Mary Kay Blake, the director of recruiting and placement for Gannett, recently asked several colleagues what qualities today's city editors need.

"The 'Front Page' manager must move to the 'Every Page' model," they concluded. That means being able to:

  • G lead with vision, not just boss a staff;
  • G effectively represent the newsroom elsewhere in the newspaper and community;
  • G do "master planning" and insure "resources are being used in the most effective ways";
  • G have a strong visual sense and a broad understanding of storytelling;
  • G think critically and creatively and teach staffers to do likewise;
  • G stay current on issues ranging from labor laws to conflict resolution to flextime to circulation churn;
  • G "have a life outside the newsroom," including "connecting with the community."

  • A scan of Editor & Publisher ads for editors shows wide demand for such attributes.

    "Do you believe editing is more than just shoveling stories over to the copy desk on deadline?" began an ad from the Indianapolis Star. "Is coaching more than a sports term for you?"

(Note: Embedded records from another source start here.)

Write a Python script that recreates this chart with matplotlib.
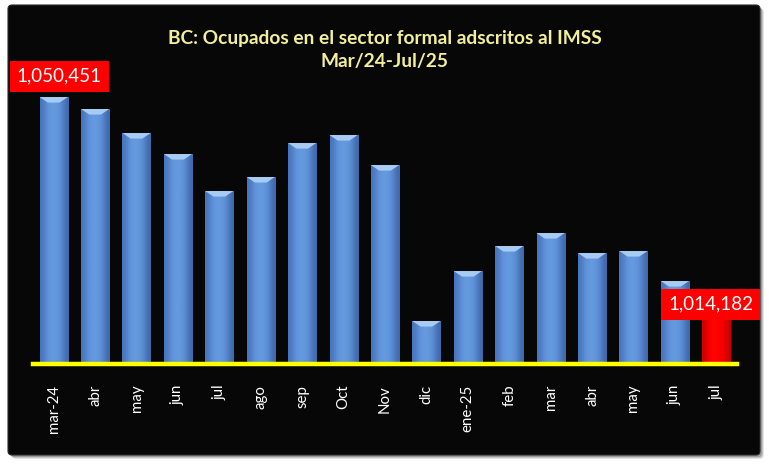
import numpy as np
import matplotlib
matplotlib.use("Agg")
import matplotlib.pyplot as plt
from matplotlib.patches import FancyBboxPatch, Polygon

plt.rcParams['font.family'] = ['Lato', 'DejaVu Sans']

# Data
months = ['mar-24', 'abr', 'may', 'jun', 'jul', 'ago', 'sep', 'Oct', 'Nov',
          'dic', 'ene-25', 'feb', 'mar', 'abr', 'may', 'jun', 'jul']
workers = [1050451, 1048190, 1043650, 1039680, 1032690, 1035340, 1041760,
           1043270, 1037600, 1008125, 1017570, 1022300, 1024750, 1020975,
           1021350, 1015680, 1014182]
y_min, y_max = 1000000, 1060000

title = 'BC: Ocupados en el sector formal adscritos al IMSS\nMar/24-Jul/25'

fig = plt.figure(figsize=(7.69, 4.68), dpi=100)
fig.patch.set_facecolor('white')

# soft shadow + black rounded panel (inch coords)
for k, a in enumerate([0.10, 0.14, 0.20]):
    off = 0.04 - k * 0.01
    sh = FancyBboxPatch((0.08 + off, 0.13 - off), 7.52, 4.50,
                        boxstyle='round,pad=0,rounding_size=0.04',
                        transform=fig.dpi_scale_trans, facecolor='black',
                        edgecolor='none', alpha=a, zorder=-2)
    fig.patches.append(sh)
panel = FancyBboxPatch((0.08, 0.13), 7.52, 4.50,
                       boxstyle='round,pad=0,rounding_size=0.04',
                       transform=fig.dpi_scale_trans, facecolor='#070707',
                       edgecolor='#2a2a2a', linewidth=0.8, zorder=-1)
fig.patches.append(panel)

fig.text(0.5, 1 - 50 / 468, title, ha='center', va='center', color='#F3EE9A',
         fontsize=13.8, fontweight='bold', linespacing=1.45)

ax = fig.add_axes([33 / 769, 104 / 468, 704 / 769, 317.5 / 468])
ax.set_facecolor('none')
ax.set_zorder(2)

x = np.arange(len(months))
w = 0.68
colors = ['#5B8ED7'] * (len(months) - 1) + ['#FF0000']
bars = ax.bar(x, workers, width=w, color=colors, edgecolor='none', zorder=2)

# horizontal shading on each bar + bevelled top on the blue ones
blue_grad = np.array([[0.28, 0.46, 0.74], [0.37, 0.57, 0.85], [0.40, 0.61, 0.88],
                      [0.39, 0.60, 0.87], [0.35, 0.54, 0.82], [0.25, 0.41, 0.67]])
red_grad = np.array([[0.80, 0.0, 0.0], [1.0, 0.0, 0.0], [1.0, 0.02, 0.02],
                     [1.0, 0.0, 0.0], [0.95, 0.0, 0.0], [0.78, 0.0, 0.0]])
bev = 1050
for i, b in enumerate(bars):
    grad = red_grad if i == len(bars) - 1 else blue_grad
    im = ax.imshow(grad[np.newaxis, :, :], extent=[x[i] - w / 2, x[i] + w / 2, y_min, workers[i]],
                   aspect='auto', interpolation='bicubic', zorder=2.5)
    im.set_clip_path(b)
    if i < len(bars) - 1:
        top = workers[i]
        ax.add_patch(Polygon([[x[i] - w / 2, top], [x[i] + w / 2, top],
                              [x[i] + w / 2 - 0.2, top - bev], [x[i] - w / 2 + 0.2, top - bev]],
                             closed=True, facecolor='#A8CBF3', edgecolor='none', zorder=3))

ax.set_xlim(-0.5, len(months) - 0.5)
ax.set_ylim(y_min, y_max)

for s in ['top', 'right', 'left']:
    ax.spines[s].set_visible(False)
ax.spines['bottom'].set_color('#FFFF00')
ax.spines['bottom'].set_linewidth(3.2)
ax.spines['bottom'].set_zorder(4)
ax.set_yticks([])
ax.set_xticks(x)
ax.set_xticklabels(months, rotation=90, color='white', fontsize=10.8)
ax.tick_params(axis='x', length=0, pad=15)

# value labels on first and last bar
lab_style = dict(color='white', fontsize=13.5, ha='center', va='center',
                 bbox=dict(boxstyle='square,pad=0.38', facecolor='#FF0000', edgecolor='none'),
                 zorder=6)
ax.annotate(f'{workers[0]:,}', (x[0], workers[0]), xytext=(4, 15),
            textcoords='offset points', **lab_style)
ax.annotate(f'{workers[-1]:,}', (x[-1], workers[-1]), xytext=(-4, -11),
            textcoords='offset points', **lab_style)

fig.savefig('out.png', dpi=100, facecolor=fig.get_facecolor())
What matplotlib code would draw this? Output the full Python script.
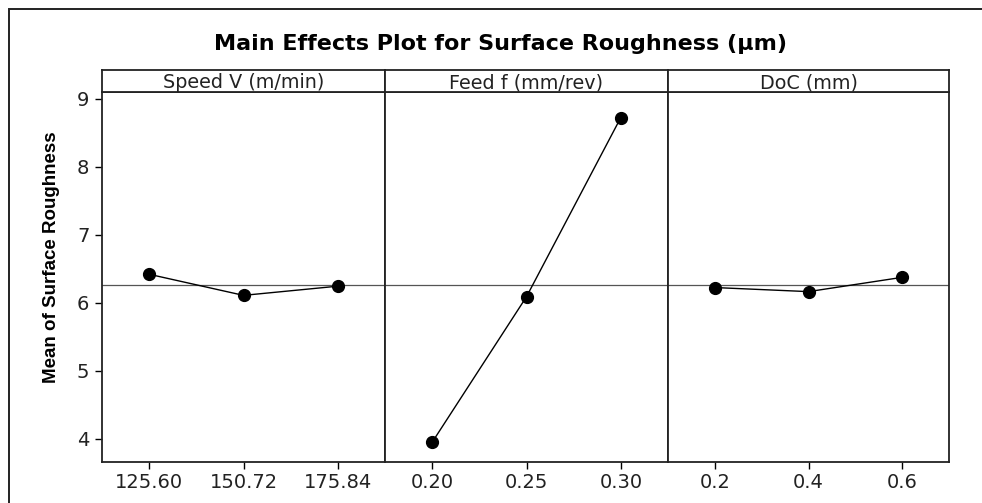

    The Monterey County Herald in California sought a "proven leader, coach, motivator" who "must excel in enterprise, perspective and responding to the needs and interests of a diverse community-oriented area."

    The Duluth News-Tribune in Minnesota wanted an editor who could help the community define problems and solutions, set priorities for a staff, and "stick to them with the right blend of innovation, inspiration and communication."

    When the 150,000-circulation Fresno Bee in California advertised for a metro editor, it specified someone who believes that "teamwork and collaboration is the key to motivation."

    Bee Managing Editor George Baker (another former city editor, in Sacramento) says the job's requirements have evolved because the work force, the audience and the nature of newspapering have all changed.

    "The old stereotype of a city editor ruling with a whip in one hand and a ruler in the other has gone," Baker says. "You can't operate that way anymore."

    These days, Baker notes, "we expect city editors to deal with the staff, do good stories, produce projects, get the job evaluations done on time, field angry phone calls, deal with other people in the building..and still have time for their families."

    In fact, as Vikki Porter comments, today's newspapers probably expect too much of city editors. Porter has come to believe that no one person can manage all the duties. Instead, she has tried to develop a city desk team, using the strengths of various assistants (for example, one of Luquis' deputies is an enterprise editor) to reduce stress and enhance quality.

    For all the new management duties, however, the news hole still must be filled.

    Jeff Cowart, an associate director of the American Press Institute (and yet another former city editor, in Baton Rouge, Louisiana, and Rock Hill, South Carolina), calls today's city editors more enlightened and better trained. But for some, Cowart says, "what drew them to the business, the passion for the craft and the excitement of the story," can get lost, turning them into bureaucrats.

    Richard Aregood, the Philadelphia Daily News editorial page editor known for his scorching one-liners, puts it this way: "The old guys were jerks, but they did know what they were doing. Charismatic oddballs you wanted to follow have been replaced by people who did well in school."

    A key for many city editors today is to absorb the needed management training without losing the zest to ramrod great stories into the paper.

    Roy Peter Clark, associate director of the Poynter Institute, likes to show writers a cartoon by Jack Ohman of the Oregonian in Portland (see page 36). It contrasts the old-style editor (pictured as a Camel-smoking, scotch-swigging, foul-mouthed, fat-bottomed Type A eccentric) with the new editor (a mineral water-drinking, suit-wearing, aerobic-exercising ex-smoker with a fat bottom line).

    "When you ask writers which one they would rather work for, the answer is neither," Clark says. They don't want the abuse of the old system, but they appreciate a city editor who charges hard and fights for exciting copy.

    That's how Olympia's Lavonne Luquis sees it too.

    For all the job's changes, she says, "in terms of what we want, it hasn't changed all that much. We still want good solid stories."